_AIM:_
Restate the listing below word for word, omitting any images.

— Start COLLECTED MATERIAL —

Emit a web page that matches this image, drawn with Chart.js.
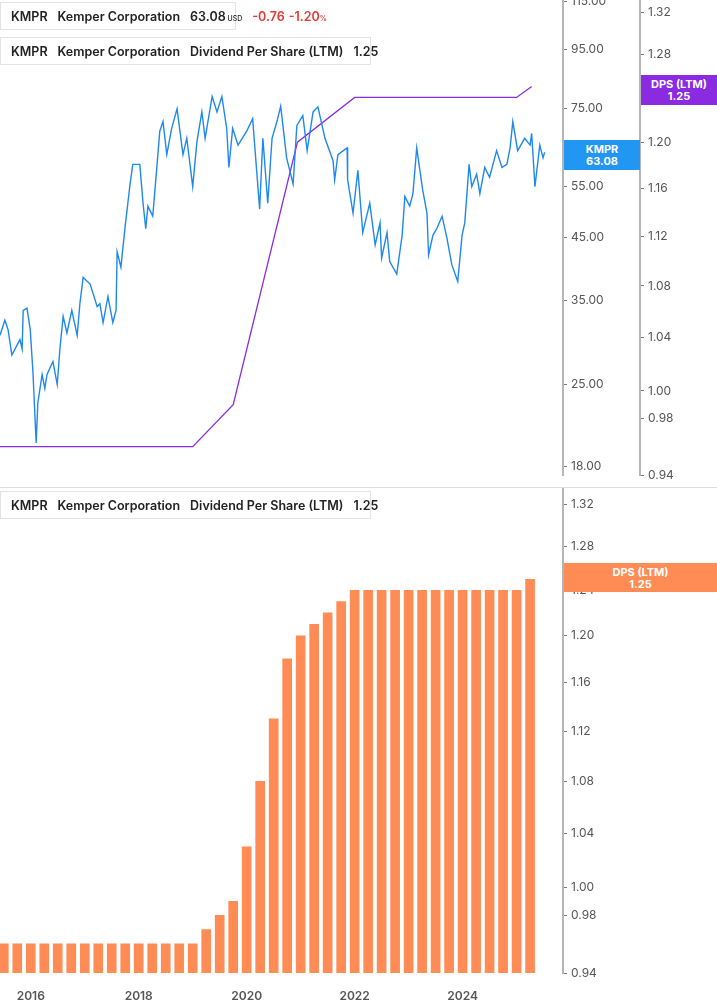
<!DOCTYPE html>
<html><head><meta charset="utf-8">
<script src="https://cdn.jsdelivr.net/npm/chart.js@4"></script>
<style>
body{margin:0;width:717px;height:1005px;position:relative;background:#fff;font-family:Inter,"Noto Sans",sans-serif;overflow:hidden}
#c1{position:absolute;left:0;top:-10px}
#c2{position:absolute;left:0;top:478px}
.leg{position:absolute;left:0;height:28px;border:1px solid #e3e3e3;background:#fff;font-size:12.5px;font-weight:600;color:#222;display:flex;align-items:center;white-space:nowrap;box-sizing:border-box}
.leg .bar{width:4px;height:20px;margin:0 6px 0 4px;border-radius:1px}
.leg span{margin-right:10px}
.tag{position:absolute;color:#fff;font-size:11px;font-weight:700;text-align:center;line-height:12px;display:flex;flex-direction:column;justify-content:center}
#sep{position:absolute;left:0;top:487px;width:717px;height:1px;background:#ddd}
</style></head><body>
<canvas id="c1" width="717" height="497"></canvas>
<canvas id="c2" width="717" height="527"></canvas>
<div id="sep"></div>
<div class="leg" style="top:2px;width:236px"><div class="bar" style="background:#2196f3"></div><span>KMPR</span><span>Kemper Corporation</span><span>63.08<small style="font-size:7px;font-weight:500"> USD</small></span><span style="color:#e53935;margin-right:4px">-0.76</span><span style="color:#e53935">-1.20<small style="font-size:7px">%</small></span></div>
<div class="leg" style="top:37px;width:371px"><div class="bar" style="background:#8a2be2"></div><span>KMPR</span><span>Kemper Corporation</span><span>Dividend Per Share (LTM)</span><span>1.25</span></div>
<div class="leg" style="top:491px;width:371px"><div class="bar" style="background:#ff8c55"></div><span>KMPR</span><span>Kemper Corporation</span><span>Dividend Per Share (LTM)</span><span>1.25</span></div>
<div class="tag" style="left:564px;top:140px;width:76px;height:30px;background:#2196f3">KMPR<br>63.08</div>
<div class="tag" style="left:641px;top:75px;width:76px;height:30px;background:#8a2be2">DPS (LTM)<br>1.25</div>
<div class="tag" style="left:564px;top:563px;width:153px;height:29px;background:#ff8c55">DPS (LTM)<br>1.25</div>
<script>
const priceDates=[2015.43,2015.52,2015.58,2015.65,2015.80,2015.84,2015.86,2015.93,2015.99,2016.04,2016.10,2016.13,2016.21,2016.26,2016.30,2016.41,2016.49,2016.54,2016.60,2016.67,2016.76,2016.86,2016.91,2016.97,2017.10,2017.23,2017.28,2017.34,2017.43,2017.52,2017.58,2017.60,2017.67,2017.75,2017.84,2017.89,2018.02,2018.08,2018.13,2018.17,2018.26,2018.34,2018.39,2018.45,2018.52,2018.61,2018.71,2018.82,2018.89,2019.00,2019.08,2019.17,2019.23,2019.36,2019.45,2019.54,2019.63,2019.67,2019.74,2019.84,2020.00,2020.11,2020.24,2020.30,2020.39,2020.47,2020.56,2020.63,2020.74,2020.86,2020.93,2021.04,2021.12,2021.23,2021.32,2021.45,2021.60,2021.63,2021.69,2021.86,2021.87,2021.97,2022.06,2022.15,2022.28,2022.38,2022.47,2022.50,2022.60,2022.65,2022.78,2022.88,2022.93,2023.02,2023.08,2023.15,2023.26,2023.34,2023.37,2023.45,2023.52,2023.62,2023.71,2023.80,2023.91,2023.99,2024.04,2024.12,2024.17,2024.26,2024.32,2024.41,2024.50,2024.63,2024.73,2024.82,2024.88,2024.93,2025.02,2025.15,2025.25,2025.28,2025.34,2025.43,2025.49,2025.52];
const priceValues=[30.4,32.3,31.1,28.1,29.9,28.8,33.6,33.9,31.1,26.3,19.8,23.2,26.0,24.6,26.0,27.4,25.0,28.8,32.8,30.7,33.6,30.4,34.5,38.3,37.3,34.1,34.5,32.0,35.5,32.0,33.6,42.4,39.9,47.1,55.6,60.1,60.1,51.5,46.5,50.9,48.9,60.1,68.6,71.3,62.5,69.4,75.0,62.5,66.7,55.0,66.0,74.1,66.7,78.8,74.1,78.8,69.4,59.4,69.4,64.9,68.6,72.1,50.3,66.7,51.5,66.7,71.3,75.8,61.7,55.6,70.2,73.0,63.5,74.1,75.6,66.7,61.0,56.5,62.5,64.2,56.5,49.5,58.7,45.8,51.5,43.6,47.6,41.4,45.8,40.8,38.8,45.3,52.9,50.9,53.5,64.2,54.3,49.5,41.9,45.3,46.5,48.9,44.8,40.3,37.7,45.3,47.6,60.1,55.0,57.8,53.5,59.4,57.1,63.5,59.4,60.1,64.2,71.3,63.5,66.7,64.9,68.0,55.0,64.9,61.7,63.1];
const dpsLineDates=[2015.43,2019.0,2019.75,2020.94,2022.0,2025.0,2025.28];
const dpsLineValues=[0.96,0.96,0.99,1.20,1.24,1.24,1.25];
const barDates=[];for(let i=0;i<40;i++)barDates.push(2015.5+i*0.25);
const barValues=[0.96,0.96,0.96,0.96,0.96,0.96,0.96,0.96,0.96,0.96,0.96,0.96,0.96,0.96,0.96,0.97,0.98,0.99,1.03,1.08,1.13,1.18,1.20,1.21,1.22,1.23,1.24,1.24,1.24,1.24,1.24,1.24,1.24,1.24,1.24,1.24,1.24,1.24,1.24,1.25];
const priceTicks=[115,95,75,55,45,35,25,18];
const dpsTicks=[1.32,1.28,1.24,1.20,1.16,1.12,1.08,1.04,1.00,0.98,0.94];
const xTicks=[2016,2018,2020,2022,2024];

const zip=(a,b)=>a.map((x,i)=>({x,y:b[i]}));
const tickFont={family:'Inter',size:12};
function rightAxis(min,max,ticks,dec,w){
  return {type:'logarithmic',position:'right',min,max,
    afterBuildTicks:s=>{s.ticks=ticks.map(v=>({value:v}));},
    afterFit:s=>{s.width=w;},
    border:{display:true,color:'#b5b5b5',width:2},
    grid:{drawOnChartArea:false,drawTicks:true,tickLength:4,color:'#777'},
    ticks:{color:'#555',font:tickFont,padding:4,callback:v=>Number(v).toFixed(dec),autoSkip:false}};
}
const xScale=(disp)=>({type:'linear',min:2015.43,max:2025.86,display:disp,offset:false,
  afterBuildTicks:s=>{s.ticks=xTicks.map(v=>({value:v}));},
  afterFit:s=>{s.height=disp?32:0;},
  grid:{display:false,offset:false},border:{display:false},
  ticks:{color:'#555',font:{family:'Inter',size:12,weight:'600'},callback:v=>String(v),padding:8}});

new Chart(document.getElementById('c1'),{
  type:'line',
  data:{datasets:[
    {data:zip(priceDates,priceValues),yAxisID:'yP',borderColor:'#1e88f0',borderWidth:1.4,pointRadius:0,tension:0},
    {data:zip(dpsLineDates,dpsLineValues),yAxisID:'yD',borderColor:'#8a2be2',borderWidth:1.3,pointRadius:0,tension:0}
  ]},
  options:{responsive:false,animation:false,layout:{padding:0},
    plugins:{legend:{display:false},tooltip:{enabled:false}},
    scales:{x:xScale(false),
      yP:rightAxis(17.37,115.2,priceTicks,2,77),
      yD:rightAxis(0.9397,1.3306,dpsTicks,2,77)}}
});
new Chart(document.getElementById('c2'),{
  type:'bar',
  data:{datasets:[{data:zip(barDates,barValues),backgroundColor:'#ff8c55',barThickness:9,yAxisID:'y'}]},
  options:{responsive:false,animation:false,layout:{padding:0},
    plugins:{legend:{display:false},tooltip:{enabled:false}},
    scales:{x:xScale(true),y:rightAxis(0.94,1.3343,dpsTicks,2,154)}}
});
</script></body></html>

— End COLLECTED MATERIAL —

_REPLY:_
Emit a web page that matches this image, drawn with Chart.js.
<!DOCTYPE html>
<html><head><meta charset="utf-8">
<script src="https://cdn.jsdelivr.net/npm/chart.js@4"></script>
<style>
body{margin:0;width:717px;height:1005px;position:relative;background:#fff;font-family:Inter,"Noto Sans",sans-serif;overflow:hidden}
#c1{position:absolute;left:0;top:-10px}
#c2{position:absolute;left:0;top:478px}
.leg{position:absolute;left:0;height:28px;border:1px solid #e3e3e3;background:#fff;font-size:12.5px;font-weight:600;color:#222;display:flex;align-items:center;white-space:nowrap;box-sizing:border-box}
.leg .bar{width:4px;height:20px;margin:0 6px 0 4px;border-radius:1px}
.leg span{margin-right:10px}
.tag{position:absolute;color:#fff;font-size:11px;font-weight:700;text-align:center;line-height:12px;display:flex;flex-direction:column;justify-content:center}
#sep{position:absolute;left:0;top:487px;width:717px;height:1px;background:#ddd}
</style></head><body>
<canvas id="c1" width="717" height="497"></canvas>
<canvas id="c2" width="717" height="527"></canvas>
<div id="sep"></div>
<div class="leg" style="top:2px;width:236px"><div class="bar" style="background:#2196f3"></div><span>KMPR</span><span>Kemper Corporation</span><span>63.08<small style="font-size:7px;font-weight:500"> USD</small></span><span style="color:#e53935;margin-right:4px">-0.76</span><span style="color:#e53935">-1.20<small style="font-size:7px">%</small></span></div>
<div class="leg" style="top:37px;width:371px"><div class="bar" style="background:#8a2be2"></div><span>KMPR</span><span>Kemper Corporation</span><span>Dividend Per Share (LTM)</span><span>1.25</span></div>
<div class="leg" style="top:491px;width:371px"><div class="bar" style="background:#ff8c55"></div><span>KMPR</span><span>Kemper Corporation</span><span>Dividend Per Share (LTM)</span><span>1.25</span></div>
<div class="tag" style="left:564px;top:140px;width:76px;height:30px;background:#2196f3">KMPR<br>63.08</div>
<div class="tag" style="left:641px;top:75px;width:76px;height:30px;background:#8a2be2">DPS (LTM)<br>1.25</div>
<div class="tag" style="left:564px;top:563px;width:153px;height:29px;background:#ff8c55">DPS (LTM)<br>1.25</div>
<script>
const priceDates=[2015.43,2015.52,2015.58,2015.65,2015.80,2015.84,2015.86,2015.93,2015.99,2016.04,2016.10,2016.13,2016.21,2016.26,2016.30,2016.41,2016.49,2016.54,2016.60,2016.67,2016.76,2016.86,2016.91,2016.97,2017.10,2017.23,2017.28,2017.34,2017.43,2017.52,2017.58,2017.60,2017.67,2017.75,2017.84,2017.89,2018.02,2018.08,2018.13,2018.17,2018.26,2018.34,2018.39,2018.45,2018.52,2018.61,2018.71,2018.82,2018.89,2019.00,2019.08,2019.17,2019.23,2019.36,2019.45,2019.54,2019.63,2019.67,2019.74,2019.84,2020.00,2020.11,2020.24,2020.30,2020.39,2020.47,2020.56,2020.63,2020.74,2020.86,2020.93,2021.04,2021.12,2021.23,2021.32,2021.45,2021.60,2021.63,2021.69,2021.86,2021.87,2021.97,2022.06,2022.15,2022.28,2022.38,2022.47,2022.50,2022.60,2022.65,2022.78,2022.88,2022.93,2023.02,2023.08,2023.15,2023.26,2023.34,2023.37,2023.45,2023.52,2023.62,2023.71,2023.80,2023.91,2023.99,2024.04,2024.12,2024.17,2024.26,2024.32,2024.41,2024.50,2024.63,2024.73,2024.82,2024.88,2024.93,2025.02,2025.15,2025.25,2025.28,2025.34,2025.43,2025.49,2025.52];
const priceValues=[30.4,32.3,31.1,28.1,29.9,28.8,33.6,33.9,31.1,26.3,19.8,23.2,26.0,24.6,26.0,27.4,25.0,28.8,32.8,30.7,33.6,30.4,34.5,38.3,37.3,34.1,34.5,32.0,35.5,32.0,33.6,42.4,39.9,47.1,55.6,60.1,60.1,51.5,46.5,50.9,48.9,60.1,68.6,71.3,62.5,69.4,75.0,62.5,66.7,55.0,66.0,74.1,66.7,78.8,74.1,78.8,69.4,59.4,69.4,64.9,68.6,72.1,50.3,66.7,51.5,66.7,71.3,75.8,61.7,55.6,70.2,73.0,63.5,74.1,75.6,66.7,61.0,56.5,62.5,64.2,56.5,49.5,58.7,45.8,51.5,43.6,47.6,41.4,45.8,40.8,38.8,45.3,52.9,50.9,53.5,64.2,54.3,49.5,41.9,45.3,46.5,48.9,44.8,40.3,37.7,45.3,47.6,60.1,55.0,57.8,53.5,59.4,57.1,63.5,59.4,60.1,64.2,71.3,63.5,66.7,64.9,68.0,55.0,64.9,61.7,63.1];
const dpsLineDates=[2015.43,2019.0,2019.75,2020.94,2022.0,2025.0,2025.28];
const dpsLineValues=[0.96,0.96,0.99,1.20,1.24,1.24,1.25];
const barDates=[];for(let i=0;i<40;i++)barDates.push(2015.5+i*0.25);
const barValues=[0.96,0.96,0.96,0.96,0.96,0.96,0.96,0.96,0.96,0.96,0.96,0.96,0.96,0.96,0.96,0.97,0.98,0.99,1.03,1.08,1.13,1.18,1.20,1.21,1.22,1.23,1.24,1.24,1.24,1.24,1.24,1.24,1.24,1.24,1.24,1.24,1.24,1.24,1.24,1.25];
const priceTicks=[115,95,75,55,45,35,25,18];
const dpsTicks=[1.32,1.28,1.24,1.20,1.16,1.12,1.08,1.04,1.00,0.98,0.94];
const xTicks=[2016,2018,2020,2022,2024];

const zip=(a,b)=>a.map((x,i)=>({x,y:b[i]}));
const tickFont={family:'Inter',size:12};
function rightAxis(min,max,ticks,dec,w){
  return {type:'logarithmic',position:'right',min,max,
    afterBuildTicks:s=>{s.ticks=ticks.map(v=>({value:v}));},
    afterFit:s=>{s.width=w;},
    border:{display:true,color:'#b5b5b5',width:2},
    grid:{drawOnChartArea:false,drawTicks:true,tickLength:4,color:'#777'},
    ticks:{color:'#555',font:tickFont,padding:4,callback:v=>Number(v).toFixed(dec),autoSkip:false}};
}
const xScale=(disp)=>({type:'linear',min:2015.43,max:2025.86,display:disp,offset:false,
  afterBuildTicks:s=>{s.ticks=xTicks.map(v=>({value:v}));},
  afterFit:s=>{s.height=disp?32:0;},
  grid:{display:false,offset:false},border:{display:false},
  ticks:{color:'#555',font:{family:'Inter',size:12,weight:'600'},callback:v=>String(v),padding:8}});

new Chart(document.getElementById('c1'),{
  type:'line',
  data:{datasets:[
    {data:zip(priceDates,priceValues),yAxisID:'yP',borderColor:'#1e88f0',borderWidth:1.4,pointRadius:0,tension:0},
    {data:zip(dpsLineDates,dpsLineValues),yAxisID:'yD',borderColor:'#8a2be2',borderWidth:1.3,pointRadius:0,tension:0}
  ]},
  options:{responsive:false,animation:false,layout:{padding:0},
    plugins:{legend:{display:false},tooltip:{enabled:false}},
    scales:{x:xScale(false),
      yP:rightAxis(17.37,115.2,priceTicks,2,77),
      yD:rightAxis(0.9397,1.3306,dpsTicks,2,77)}}
});
new Chart(document.getElementById('c2'),{
  type:'bar',
  data:{datasets:[{data:zip(barDates,barValues),backgroundColor:'#ff8c55',barThickness:9,yAxisID:'y'}]},
  options:{responsive:false,animation:false,layout:{padding:0},
    plugins:{legend:{display:false},tooltip:{enabled:false}},
    scales:{x:xScale(true),y:rightAxis(0.94,1.3343,dpsTicks,2,154)}}
});
</script></body></html>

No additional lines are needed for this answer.